– Кланяйся отцу, матери, спасибо им, дали мне угол до конца дней моих, храни вас Бог, – были ее напутственные слова.

Она сошла с крыльца и перекрестила уходившего к повозкам молодого паныча, как она с детства величала Вацлава.

Часть седьмая

1

В средине июля в Варшаве было душно и тревожно, пошли слухи, что русская армия без боя оставляет город и уходит за Вислу. Эти слухи нарастали с каждым днем, и вдруг на крупных предприятиях поднялась суматоха, оборудование демонтировалось и вывозилось для погрузки на железнодорожные станции, пути были забиты пустыми вагонами, пассажирский поезд в столицу отправлялся не по расписанию и не каждый день, купить на него плацкарту было уже практически невозможно, город заполнялся военными и беженцами. В редакции популярного молодежного издательства, в котором имел честь занимать престижную должность Вацлав Казимирович, второй день шло бурное, противоречивое и разноголосое обсуждение складывающегося положения. Бо́льшая часть сотрудников склонялась к тому, что выражать протест и даже гражданский бунт, который являлся основной направленностью их деятельности и позволял редакции занимать передовые позиции, особенно среди молодежи, можно будет и под оккупацией германских войск. Другая часть энергично убеждала, что польские земли простираются и за Вислой и Бугом, надо перебираться туда и там, как и прежде, полноценно заниматься начатым делом. К этой части сотрудников относился и Вацлав Казимирович, который слыл среди коллег совестливым и довольно практичным человеком.
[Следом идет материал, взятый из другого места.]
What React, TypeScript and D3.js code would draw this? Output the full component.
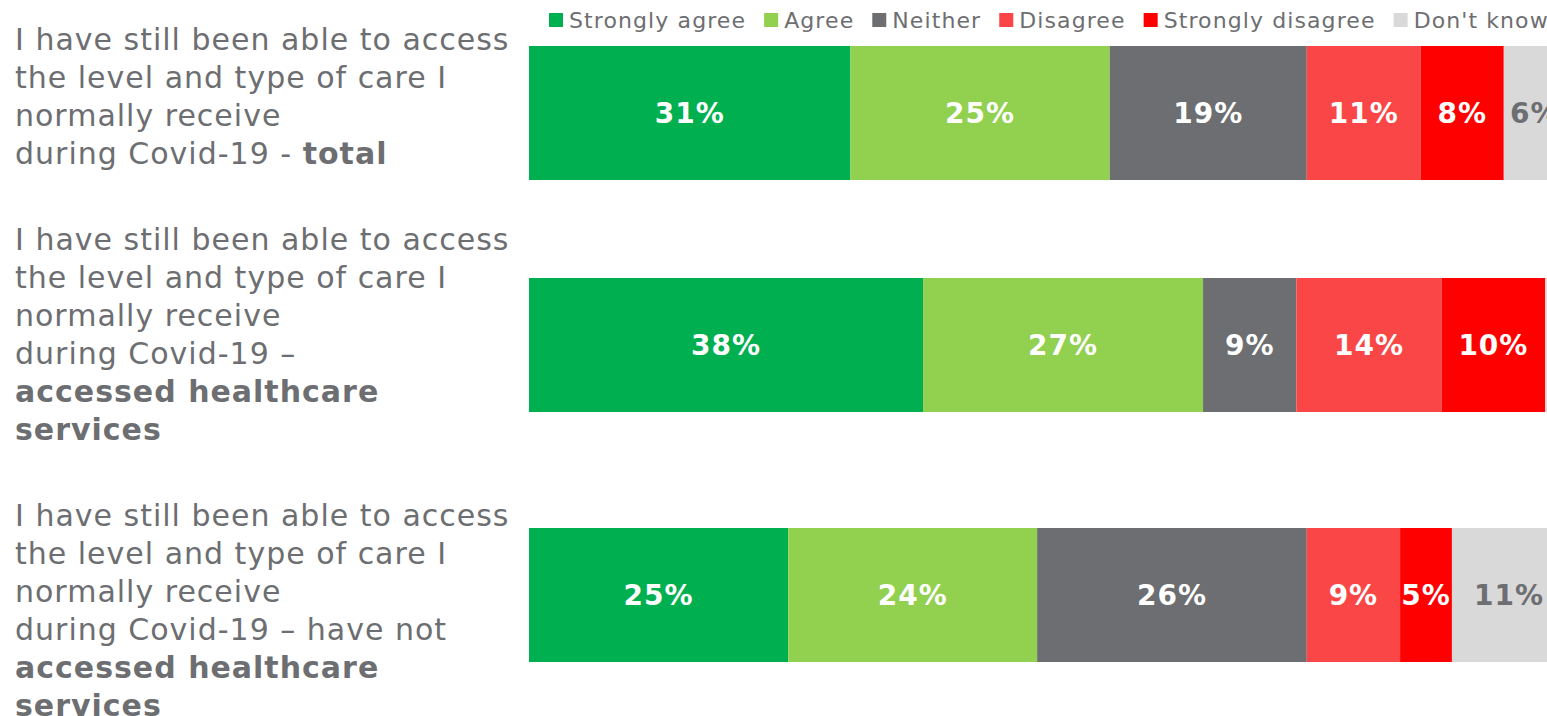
import React, { useEffect, useRef } from "react";
import * as d3 from "d3";

const categories = ["Strongly agree", "Agree", "Neither", "Disagree", "Strongly disagree", "Don't know"];
const colors = ["#00B050", "#92D050", "#6D6E71", "#FA4646", "#FF0000", "#D9D9D9"];
const labelColors = ["#FFFFFF", "#FFFFFF", "#FFFFFF", "#FFFFFF", "#FFFFFF", "#6D6E71"];

const rows = ["total", "accessed", "notAccessed"];
const totalValues = [31, 25, 19, 11, 8, 6];
const accessedValues = [38, 27, 9, 14, 10, 2];
const notAccessedValues = [25, 24, 26, 9, 5, 11];
const seriesValues = [totalValues, accessedValues, notAccessedValues];

type Seg = { t: string; b?: boolean };
const rowLabels: Seg[][][] = [
  [
    [{ t: "I have still been able to access" }],
    [{ t: "the level and type of care I" }],
    [{ t: "normally receive" }],
    [{ t: "during Covid-19 - " }, { t: "total", b: true }],
  ],
  [
    [{ t: "I have still been able to access" }],
    [{ t: "the level and type of care I" }],
    [{ t: "normally receive" }],
    [{ t: "during Covid-19 \u2013" }],
    [{ t: "accessed healthcare", b: true }],
    [{ t: "services", b: true }],
  ],
  [
    [{ t: "I have still been able to access" }],
    [{ t: "the level and type of care I" }],
    [{ t: "normally receive" }],
    [{ t: "during Covid-19 \u2013 have not" }],
    [{ t: "accessed healthcare", b: true }],
    [{ t: "services", b: true }],
  ],
];

const W = 1547;
const H = 716;
const FONT = "'DejaVu Sans', Verdana, sans-serif";
const GRAY = "#6D6E71";

export default function App() {
  const ref = useRef<SVGSVGElement | null>(null);

  useEffect(() => {
    const svg = d3.select(ref.current);
    svg.selectAll("*").remove();

    const x = d3.scaleLinear().domain([0, 100]).range([529, 1566]);
    const yTop = d3.scaleOrdinal<string, number>().domain(rows).range([46, 278, 528]);
    const textTop = d3.scaleOrdinal<string, number>().domain(rows).range([50, 250, 526]);
    const barH = 134;
    const lineH = 38;

    rows.forEach((r, ri) => {
      const vals = seriesValues[ri];
      let cum = 0;
      const g = svg.append("g");
      vals.forEach((v, ci) => {
        const x0 = x(cum);
        const x1 = x(cum + v);
        cum += v;
        g.append("rect")
          .attr("x", x0)
          .attr("y", yTop(r))
          .attr("width", x1 - x0)
          .attr("height", barH)
          .attr("fill", colors[ci]);
        if (v >= 5) {
          g.append("text")
            .attr("x", (x0 + x1) / 2)
            .attr("y", yTop(r) + barH / 2 + 10)
            .attr("text-anchor", "middle")
            .attr("font-family", FONT)
            .attr("font-weight", "bold")
            .attr("font-size", 28)
            .attr("letter-spacing", 1)
            .attr("fill", labelColors[ci])
            .text(`${v}%`);
        }
      });

      const lines = rowLabels[ri];
      lines.forEach((line, li) => {
        const t = svg.append("text")
          .attr("x", 15)
          .attr("y", textTop(r) + li * lineH)
          .attr("font-family", FONT)
          .attr("font-size", 30)
          .attr("letter-spacing", 1)
          .attr("fill", GRAY);
        line.forEach((s) => {
          t.append("tspan")
            .attr("font-weight", s.b ? "bold" : "normal")
            .text(s.t);
        });
      });
    });

    const lg = svg.append("g");
    let lx = 549;
    categories.forEach((c, i) => {
      lg.append("rect")
        .attr("x", lx)
        .attr("y", 13)
        .attr("width", 14)
        .attr("height", 14)
        .attr("fill", colors[i]);
      const t = lg.append("text")
        .attr("x", lx + 20)
        .attr("y", 28)
        .attr("font-family", FONT)
        .attr("font-size", 22)
        .attr("letter-spacing", 1.1)
        .attr("fill", GRAY)
        .text(c);
      const w = (t.node() as SVGTextElement).getComputedTextLength();
      lx = lx + 20 + w + 18;
    });
  }, []);

  return (
    <svg
      ref={ref}
      width={W}
      height={H}
      style={{ position: "absolute", left: 0, top: 0, overflow: "hidden", background: "#fff" }}
    />
  );
}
Он придерживался устойчивого мнения, что от австрияков и германцев хорошего ждать нечего, а земли за Бугом считал польскими и в душе надеялся на возрождение величия и славы некогда могучего государства. К тому же там находились земли, которые по праву принадлежали ему, и в крайнем случае (это самое важное) его семья могла найти там пристанище. Эту новость, захватившую почти всех варшавян, Вацлав Казимирович обсуждал с женой и родителями. Регина не хотела уезжать, здесь ей было хорошо и спокойно. Но часто в ней вспыхивал гнев против этих, как она говорила, чванливых и надутых германцев, и тогда она начинала сомневаться в правильности своего решения остаться в Варшаве. В такие минуты она направляла свое недовольство на мужа, говоря, почему мужчины такие неуверенные и бессильные.

Вацлав с семьей уже почти три года жил в Варшаве. По их прибытию из имения в Краков Регину и младенца сразу же окружили известные врачи. Они с изумлением отмечали уникальность рождения ребенка на таком сроке беременности матери и при ее состоянии здоровья, как сказал один из них, здесь есть какая-то загадка. Регина быстро шла на поправку, младенец удивлял всех своей жизнерадостностью, вот только Вацлав был угрюм, часто раздражался без всякой причины, что удивляло и настораживало его родителей. Нелли чувствовала, что сын скрывает от них что-то очень важное. В один из вечеров она попросила его зайти в кабинет отца, попить с ней чаю, но разговор не заладился. Вацлав уже собрался уходить, как она с грустью спросила:

– Сын, что случилось? Ты все время молчишь, раздражаешься, в тебе нет радости от рождения сына, ты как-то безучастно относишься к Регине. Конечно, ты пережил большие потрясения там, в имении, но прошло уже почти два месяца, а успокоения в тебе не видно.

Вацлав шагнул к двери, но остановился, вернулся к столу и, не поднимая глаз, рассказал о случившемся с женой и ребенком. Нелли слушала, затаив дыхание, она готова была разрыдаться, но ее женское чутье подсказывало, что слезами здесь не поможешь, произошла настоящая трагедия, которая может иметь последствия. Воскрешая в памяти те события, Вацлав воспринимал их сейчас совершенно по-другому, это могло выглядеть и как преступление, и как благородный поступок. Он понимал, что необходимо посвятить в это своих родителей.